━━━ MATERIAL ━━━

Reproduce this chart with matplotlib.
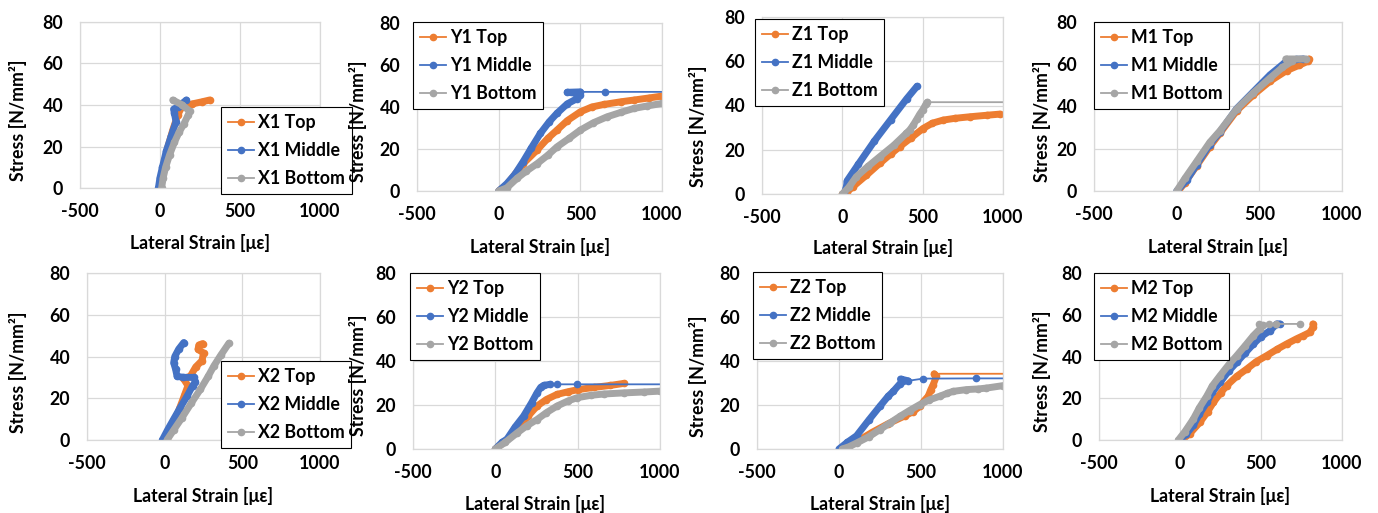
import matplotlib
matplotlib.use('Agg')
import matplotlib.pyplot as plt
from matplotlib.lines import Line2D

plt.rcParams['font.family'] = ['Lato', 'DejaVu Sans']
plt.rcParams['font.weight'] = 'bold'
plt.rcParams['axes.unicode_minus'] = False

# %% data: (lateral strain [με], stress [N/mm²])
X1_TOP = [(0, 0), (20, 10), (50, 20), (80, 28), (110, 35), (135, 39), (200, 40.5), (260, 41.5), (310, 42.4)]
X1_MID = [(-10, 0), (0, 5), (15, 10), (40, 18), (70, 25), (100, 32), (90, 36), (85, 38), (110, 39), (165, 42.4)]
X1_BOT = [(10, 0), (20, 5), (35, 10), (60, 16), (90, 22), (120, 27), (150, 31), (175, 35), (185, 37), (140, 40), (80, 42.4)]

Y1_TOP = [(0, 0), (50, 3), (100, 8), (150, 13), (235, 19.5), (300, 25), (357, 29), (420, 33.5), (500, 37.7),
          (570, 40), (643, 41.2), (750, 42.5), (827, 43.3), (920, 44.3), (1000, 45.2)]
Y1_MID = [(0, 0), (50, 3.5), (100, 8), (150, 14), (200, 20.5), (255, 27.4), (310, 33), (357, 37), (420, 41.5),
          (480, 44), (500, 45.6), (480, 46.5), (420, 47), (500, 47.2), (653, 47.2), (1200, 47.2)]
Y1_BOT = [(0, 0), (50, 1.5), (112, 6), (170, 9.5), (235, 13), (300, 17), (357, 21), (430, 25), (500, 29),
          (580, 32.5), (663, 35.3), (750, 37.5), (827, 39.3), (910, 40.5), (1000, 41.7)]

Z1_TOP = [(0, 0), (30, 1), (66, 3.3), (150, 8.5), (232, 13.8), (300, 18), (357, 21.4), (430, 25.5), (502, 29.6),
          (560, 32), (627, 33.4), (700, 34.2), (793, 34.9), (900, 35.6), (979, 36.1)]
Z1_MID = [(10, 0), (25, 3), (30, 6), (100, 13.5), (200, 24), (300, 33.5), (400, 43), (465, 48.7)]
Z1_BOT = [(0, 0), (40, 3), (87, 7.8), (160, 12.5), (232, 16.8), (320, 22), (398, 27.4), (420, 29), (440, 31),
          (465, 34), (481, 36), (500, 38), (523, 40.9), (530, 41.5), (1200, 41.5)]

M1_TOP = [(10, 0), (50, 4), (121, 12), (200, 21), (262, 27.4), (363, 38), (464, 45.5), (565, 52), (665, 57),
          (740, 59.5), (796, 61.5), (800, 62.5)]
M1_MID = [(0, 0), (60, 5), (121, 12.5), (200, 22), (262, 28), (363, 39), (464, 47), (565, 55), (650, 60.5),
          (720, 62.3), (766, 62.5)]
M1_BOT = [(0, 0), (50, 6), (121, 14), (200, 23), (262, 28.5), (363, 38.8), (464, 46.5), (565, 53.5), (640, 58.5),
          (700, 61.5), (660, 62.5), (780, 62.5)]

X2_TOP = [(15, 0), (40, 5), (70, 10), (100, 16), (130, 22), (150, 26), (120, 29.5), (165, 30.5), (200, 35),
          (240, 38), (250, 41.6), (215, 43.5), (220, 45.5), (245, 46.2)]
X2_MID = [(-15, 0), (20, 5), (58, 10), (100, 15.5), (144, 21), (180, 26), (198, 28), (187, 30), (120, 30),
          (80, 30.5), (70, 34), (58, 37), (65, 40), (90, 43.5), (123, 46.7)]
X2_BOT = [(15, 0), (60, 5), (110, 10.5), (170, 17.5), (230, 24.3), (280, 30.5), (317, 35.5), (360, 40.5), (414, 46.4)]

Y2_TOP = [(0, 0), (60, 3.5), (132, 8.8), (200, 15), (253, 19.5), (310, 22.5), (374, 24.8), (440, 26), (502, 27),
          (600, 28), (698, 28.9), (779, 29.8)]
Y2_MID = [(0, 0), (40, 3), (71, 4.5), (120, 10), (172, 15), (220, 21), (253, 25.5), (275, 28), (293, 28.9),
          (334, 29.4), (374, 29.4), (496, 29.4), (1200, 29.4)]
Y2_BOT = [(0, 0), (60, 3), (132, 7.3), (190, 10.5), (253, 13.4), (310, 16.5), (374, 19.5), (440, 21.8), (496, 23.3),
          (580, 24.4), (658, 25), (779, 25.5), (900, 25.9), (1000, 26.3)]

Z2_TOP = [(20, 0), (100, 3), (200, 7.5), (300, 11.5), (400, 15), (452, 17), (493, 19.4), (520, 22), (544, 24),
          (560, 27), (574, 29.2), (594, 33), (580, 34.2), (1200, 34.2)]
Z2_MID = [(0, 0), (50, 3), (107, 6), (180, 13), (249, 19.4), (300, 24), (331, 26.2), (370, 29.5), (391, 31),
          (375, 31.8), (422, 31), (513, 32), (838, 32.1), (1200, 32.1)]
Z2_BOT = [(20, 0), (60, 1), (107, 2.7), (180, 5.5), (249, 8.8), (310, 11.8), (371, 14.8), (430, 17.5), (493, 20.2),
          (550, 22.3), (615, 24), (660, 25.3), (696, 26.2), (777, 27), (850, 27.3), (899, 27.7), (1000, 28.8)]

M2_TOP = [(10, 0), (60, 3), (123, 8.5), (170, 13.5), (206, 18), (250, 22.5), (288, 26), (350, 30.5), (412, 34),
          (470, 37.5), (535, 40.4), (600, 43.5), (658, 46), (720, 48.5), (761, 50), (800, 51.5), (823, 54), (820, 55.6)]
M2_MID = [(0, 0), (40, 3), (82, 7), (120, 12.5), (165, 18), (200, 23), (247, 27.6), (300, 33), (350, 37.2),
          (400, 41.5), (453, 46), (500, 49.5), (556, 52.4), (597, 55.6), (617, 55.6)]
M2_BOT = [(-10, 0), (30, 4), (82, 10), (120, 15.5), (165, 21), (200, 26), (247, 30.8), (300, 36), (350, 40.4),
          (400, 45), (453, 50), (494, 53.2), (510, 55), (490, 55.5), (550, 55.5), (590, 55.6), (741, 55.6)]

PANELS = ['X1', 'Y1', 'Z1', 'M1', 'X2', 'Y2', 'Z2', 'M2']
POSITIONS = ['Top', 'Middle', 'Bottom']
SERIES = {
    'X1': [X1_TOP, X1_MID, X1_BOT], 'Y1': [Y1_TOP, Y1_MID, Y1_BOT],
    'Z1': [Z1_TOP, Z1_MID, Z1_BOT], 'M1': [M1_TOP, M1_MID, M1_BOT],
    'X2': [X2_TOP, X2_MID, X2_BOT], 'Y2': [Y2_TOP, Y2_MID, Y2_BOT],
    'Z2': [Z2_TOP, Z2_MID, Z2_BOT], 'M2': [M2_TOP, M2_MID, M2_BOT],
}
XTICKS = [-500, 0, 500, 1000]
YTICKS = [0, 20, 40, 60, 80]

# %% layout (pixels in the 1378x513 picture)
COLORS = ['#ED7D31', '#4472C4', '#A5A5A5']
# how many leading points of each series are dense (drawn as a thick band); rest is sparse
THICK = {'Y1': [None, 14, None], 'Z1': [None, None, 14], 'Y2': [None, 10, None],
         'Z2': [13, 11, None], 'M2': [None, None, 13]}
BOXES = {'X1': (80, 22, 320, 188), 'Y1': (417, 23, 662, 191), 'Z1': (762, 17, 1003, 194),
         'M1': (1094, 22, 1342, 191), 'X2': (87, 273, 320, 440), 'Y2': (413, 273, 660, 449),
         'Z2': (757, 273, 1003, 449), 'M2': (1099, 273, 1342, 440)}
LEGEND_AT = {'X1': (221, 107), 'Y1': (413, 22), 'Z1': (755, 19), 'M1': (1094, 22),
             'X2': (221, 361), 'Y2': (410, 273), 'Z2': (753, 272), 'M2': (1094, 273)}
YLABEL_AT = {'X1': (18, 120), 'Y1': (358, 121), 'Z1': (698, 126), 'M1': (1042, 121),
             'X2': (18, 372), 'Y2': (358, 375), 'Z2': (698, 376), 'M2': (1042, 371)}
XLABEL_AT = {'X1': (200, 243), 'Y1': (540, 247), 'Z1': (883, 248), 'M1': (1218, 247),
             'X2': (203, 496), 'Y2': (535, 504), 'Z2': (880, 504), 'M2': (1220, 496)}

W, H = 1378, 513
FS = 12.8
fig = plt.figure(figsize=(W / 100, H / 100), dpi=100)


def fpos(px, py):
    return px / W, 1 - py / H


for name in PANELS:
    l, t, r, b = BOXES[name]
    ax = fig.add_axes([l / W, 1 - b / H, (r - l) / W, (b - t) / H])
    ax.set_xlim(-500, 1000)
    ax.set_ylim(0, 80)
    ax.set_xticks(XTICKS)
    ax.set_yticks(YTICKS)
    ax.grid(True, color='#d9d9d9', lw=0.9)
    ax.set_axisbelow(True)
    for s in ax.spines.values():
        s.set_color('#d9d9d9')
        s.set_linewidth(0.9)
    ax.tick_params(axis='both', length=0, labelsize=FS)
    ax.tick_params(axis='x', pad=11)
    ax.tick_params(axis='y', pad=12)

    thick = THICK.get(name, [None, None, None])
    for pts, color, n in zip(SERIES[name], COLORS, thick):
        xs, ys = zip(*pts)
        n = len(xs) if n is None else n
        ax.plot(xs, ys, color=color, lw=1.3, marker='o', ms=4.5, mec=color)
        ax.plot(xs[:n], ys[:n], color=color, lw=5,
                solid_capstyle='round', solid_joinstyle='round')

    handles = [Line2D([], [], color=c, lw=1.3, marker='o', ms=4.5) for c in COLORS]
    labels = [f'{name} {p}' for p in POSITIONS]
    leg = ax.legend(handles, labels, loc='upper left', bbox_to_anchor=fpos(*LEGEND_AT[name]),
                    bbox_transform=fig.transFigure, borderaxespad=0, fancybox=False,
                    edgecolor='black', framealpha=1, fontsize=FS, handlelength=1.5,
                    handletextpad=0.2, labelspacing=0.62, borderpad=0.38)
    leg.get_frame().set_linewidth(0.8)
    leg.set_zorder(10)

    ax.set_xlabel('Lateral Strain [με]', fontsize=FS, fontweight='bold', va='center')
    ax.set_ylabel('Stress [N/mm²]', fontsize=FS, fontweight='bold', va='center')
    ax.xaxis.set_label_coords(*fpos(*XLABEL_AT[name]), transform=fig.transFigure)
    ax.yaxis.set_label_coords(*fpos(*YLABEL_AT[name]), transform=fig.transFigure)

plt.savefig('out.png', dpi=100)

━━━

WHAT IS ASKED: Extract, word for word, each line from the top of the data down to and including the line with "40), (80, 42.4)]"; skip the pictures.

PROBLEM SOLUTION:
Reproduce this chart with matplotlib.
import matplotlib
matplotlib.use('Agg')
import matplotlib.pyplot as plt
from matplotlib.lines import Line2D

plt.rcParams['font.family'] = ['Lato', 'DejaVu Sans']
plt.rcParams['font.weight'] = 'bold'
plt.rcParams['axes.unicode_minus'] = False

# %% data: (lateral strain [με], stress [N/mm²])
X1_TOP = [(0, 0), (20, 10), (50, 20), (80, 28), (110, 35), (135, 39), (200, 40.5), (260, 41.5), (310, 42.4)]
X1_MID = [(-10, 0), (0, 5), (15, 10), (40, 18), (70, 25), (100, 32), (90, 36), (85, 38), (110, 39), (165, 42.4)]
X1_BOT = [(10, 0), (20, 5), (35, 10), (60, 16), (90, 22), (120, 27), (150, 31), (175, 35), (185, 37), (140, 40), (80, 42.4)]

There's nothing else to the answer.